* START MATERIAL *

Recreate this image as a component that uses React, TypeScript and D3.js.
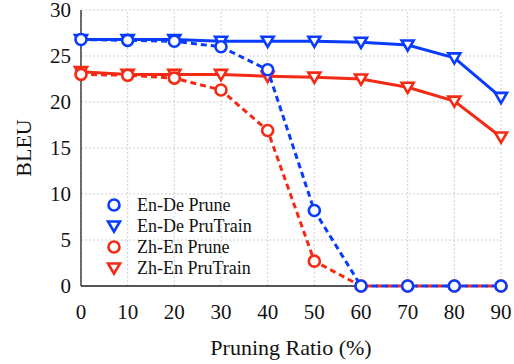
import React from 'react';
import * as d3 from 'd3';

const ratios = [0, 10, 20, 30, 40, 50, 60, 70, 80, 90];
const enDePrune = [26.8, 26.7, 26.6, 26.0, 23.5, 8.2, 0, 0, 0, 0];
const enDePruTrain = [26.8, 26.8, 26.8, 26.6, 26.6, 26.6, 26.5, 26.2, 24.8, 20.5];
const zhEnPrune = [23.0, 22.9, 22.6, 21.3, 16.9, 2.7, 0, 0, 0, 0];
const zhEnPruTrain = [23.3, 23.0, 23.0, 23.0, 22.8, 22.7, 22.5, 21.6, 20.1, 16.2];
const yTicks = [0, 5, 10, 15, 20, 25, 30];
const xTicks = [0, 10, 20, 30, 40, 50, 60, 70, 80, 90];

const BLUE = '#0a3cff';
const RED = '#f52a14';

const series = [
  { name: 'En-De Prune', values: enDePrune, color: BLUE, marker: 'circle', dashed: true },
  { name: 'En-De PruTrain', values: enDePruTrain, color: BLUE, marker: 'tri', dashed: false },
  { name: 'Zh-En Prune', values: zhEnPrune, color: RED, marker: 'circle', dashed: true },
  { name: 'Zh-En PruTrain', values: zhEnPruTrain, color: RED, marker: 'tri', dashed: false },
];
// red first, blue on top
const drawOrder = [3, 2, 1, 0];

const W = 514;
const H = 364;
const margin = { top: 10, right: 13, bottom: 78, left: 81 };
const SERIF = "'Liberation Serif'";

const triPath = (r: number) => `M${-r},${-r * 0.75}L${r},${-r * 0.75}L0,${r * 0.95}Z`;

function Marker({ type, x, y, color }: { type: string; x: number; y: number; color: string }) {
  if (type === 'circle') {
    return <circle cx={x} cy={y} r={5.5} fill="white" stroke={color} strokeWidth={2.6} />;
  }
  return <path d={triPath(6)} transform={`translate(${x},${y})`} fill="white" stroke={color} strokeWidth={2.6} />;
}

export default function App() {
  const x = d3.scaleLinear().domain([0, 90]).range([margin.left, W - margin.right]);
  const y = d3.scaleLinear().domain([0, 30]).range([H - margin.bottom, margin.top]);

  const line = d3
    .line<number>()
    .x((_, i) => x(ratios[i]))
    .y(d => y(d));

  const legendX = 114;
  const legendY = [205, 226, 247, 268];

  return (
    <svg width={W} height={H} style={{ position: 'absolute', left: 0, top: 0, background: 'white' }}>
      {/* grid */}
      <g stroke="#cfcfcf" strokeWidth={1} strokeDasharray="2,2">
        {xTicks.map(t => (
          <line key={'gx' + t} x1={x(t)} x2={x(t)} y1={y(0)} y2={y(30)} />
        ))}
        {yTicks.map(t => (
          <line key={'gy' + t} x1={x(0)} x2={x(90)} y1={y(t)} y2={y(t)} />
        ))}
      </g>
      {/* axes */}
      <line x1={x(0)} x2={x(0)} y1={y(0)} y2={y(30)} stroke="#222" strokeWidth={1.3} />
      <line x1={x(0)} x2={x(90)} y1={y(0)} y2={y(0)} stroke="#222" strokeWidth={1.3} />

      <g fill="#111" style={{ fontFamily: SERIF }}>
        {yTicks.map(t => (
          <text key={'ty' + t} x={x(0) - 10} y={y(t)} dy="0.35em" textAnchor="end" fontSize={21}>
            {t}
          </text>
        ))}
        {xTicks.map(t => (
          <text key={'tx' + t} x={x(t)} y={y(0) + 33} textAnchor="middle" fontSize={21}>
            {t}
          </text>
        ))}
        <text x={(x(0) + x(90)) / 2} y={H - 9} textAnchor="middle" fontSize={22}>
          Pruning Ratio (%)
        </text>
        <text transform={`translate(31,${(y(0) + y(30)) / 2}) rotate(-90)`} textAnchor="middle" fontSize={22}>
          BLEU
        </text>
      </g>

      {/* series */}
      {drawOrder.map(i => {
        const s = series[i];
        return (
          <g key={s.name}>
            <path
              d={line(s.values) || ''}
              fill="none"
              stroke={s.color}
              strokeWidth={3}
              strokeDasharray={s.dashed ? '6,4' : undefined}
            />
            {s.values.map((v, j) => (
              <Marker key={j} type={s.marker} x={x(ratios[j])} y={y(v)} color={s.color} />
            ))}
          </g>
        );
      })}

      {/* legend */}
      <g fill="#111" style={{ fontFamily: SERIF }}>
        {series.map((s, i) => (
          <g key={'lg' + s.name}>
            <Marker type={s.marker} x={legendX} y={legendY[i]} color={s.color} />
            <text x={legendX + 23} y={legendY[i]} dy="0.35em" fontSize={18}>
              {s.name}
            </text>
          </g>
        ))}
      </g>
    </svg>
  );
}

* END MATERIAL *

> SET PROBLEM
Reproduce the material word for word. Any pictures should be left out of the copy.

> CORRECT ANSWER
Recreate this image as a component that uses React, TypeScript and D3.js.
import React from 'react';
import * as d3 from 'd3';

const ratios = [0, 10, 20, 30, 40, 50, 60, 70, 80, 90];
const enDePrune = [26.8, 26.7, 26.6, 26.0, 23.5, 8.2, 0, 0, 0, 0];
const enDePruTrain = [26.8, 26.8, 26.8, 26.6, 26.6, 26.6, 26.5, 26.2, 24.8, 20.5];
const zhEnPrune = [23.0, 22.9, 22.6, 21.3, 16.9, 2.7, 0, 0, 0, 0];
const zhEnPruTrain = [23.3, 23.0, 23.0, 23.0, 22.8, 22.7, 22.5, 21.6, 20.1, 16.2];
const yTicks = [0, 5, 10, 15, 20, 25, 30];
const xTicks = [0, 10, 20, 30, 40, 50, 60, 70, 80, 90];

const BLUE = '#0a3cff';
const RED = '#f52a14';

const series = [
  { name: 'En-De Prune', values: enDePrune, color: BLUE, marker: 'circle', dashed: true },
  { name: 'En-De PruTrain', values: enDePruTrain, color: BLUE, marker: 'tri', dashed: false },
  { name: 'Zh-En Prune', values: zhEnPrune, color: RED, marker: 'circle', dashed: true },
  { name: 'Zh-En PruTrain', values: zhEnPruTrain, color: RED, marker: 'tri', dashed: false },
];
// red first, blue on top
const drawOrder = [3, 2, 1, 0];

const W = 514;
const H = 364;
const margin = { top: 10, right: 13, bottom: 78, left: 81 };
const SERIF = "'Liberation Serif'";

const triPath = (r: number) => `M${-r},${-r * 0.75}L${r},${-r * 0.75}L0,${r * 0.95}Z`;

function Marker({ type, x, y, color }: { type: string; x: number; y: number; color: string }) {
  if (type === 'circle') {
    return <circle cx={x} cy={y} r={5.5} fill="white" stroke={color} strokeWidth={2.6} />;
  }
  return <path d={triPath(6)} transform={`translate(${x},${y})`} fill="white" stroke={color} strokeWidth={2.6} />;
}

export default function App() {
  const x = d3.scaleLinear().domain([0, 90]).range([margin.left, W - margin.right]);
  const y = d3.scaleLinear().domain([0, 30]).range([H - margin.bottom, margin.top]);

  const line = d3
    .line<number>()
    .x((_, i) => x(ratios[i]))
    .y(d => y(d));

  const legendX = 114;
  const legendY = [205, 226, 247, 268];

  return (
    <svg width={W} height={H} style={{ position: 'absolute', left: 0, top: 0, background: 'white' }}>
      {/* grid */}
      <g stroke="#cfcfcf" strokeWidth={1} strokeDasharray="2,2">
        {xTicks.map(t => (
          <line key={'gx' + t} x1={x(t)} x2={x(t)} y1={y(0)} y2={y(30)} />
        ))}
        {yTicks.map(t => (
          <line key={'gy' + t} x1={x(0)} x2={x(90)} y1={y(t)} y2={y(t)} />
        ))}
      </g>
      {/* axes */}
      <line x1={x(0)} x2={x(0)} y1={y(0)} y2={y(30)} stroke="#222" strokeWidth={1.3} />
      <line x1={x(0)} x2={x(90)} y1={y(0)} y2={y(0)} stroke="#222" strokeWidth={1.3} />

      <g fill="#111" style={{ fontFamily: SERIF }}>
        {yTicks.map(t => (
          <text key={'ty' + t} x={x(0) - 10} y={y(t)} dy="0.35em" textAnchor="end" fontSize={21}>
            {t}
          </text>
        ))}
        {xTicks.map(t => (
          <text key={'tx' + t} x={x(t)} y={y(0) + 33} textAnchor="middle" fontSize={21}>
            {t}
          </text>
        ))}
        <text x={(x(0) + x(90)) / 2} y={H - 9} textAnchor="middle" fontSize={22}>
          Pruning Ratio (%)
        </text>
        <text transform={`translate(31,${(y(0) + y(30)) / 2}) rotate(-90)`} textAnchor="middle" fontSize={22}>
          BLEU
        </text>
      </g>

      {/* series */}
      {drawOrder.map(i => {
        const s = series[i];
        return (
          <g key={s.name}>
            <path
              d={line(s.values) || ''}
              fill="none"
              stroke={s.color}
              strokeWidth={3}
              strokeDasharray={s.dashed ? '6,4' : undefined}
            />
            {s.values.map((v, j) => (
              <Marker key={j} type={s.marker} x={x(ratios[j])} y={y(v)} color={s.color} />
            ))}
          </g>
        );
      })}

      {/* legend */}
      <g fill="#111" style={{ fontFamily: SERIF }}>
        {series.map((s, i) => (
          <g key={'lg' + s.name}>
            <Marker type={s.marker} x={legendX} y={legendY[i]} color={s.color} />
            <text x={legendX + 23} y={legendY[i]} dy="0.35em" fontSize={18}>
              {s.name}
            </text>
          </g>
        ))}
      </g>
    </svg>
  );
}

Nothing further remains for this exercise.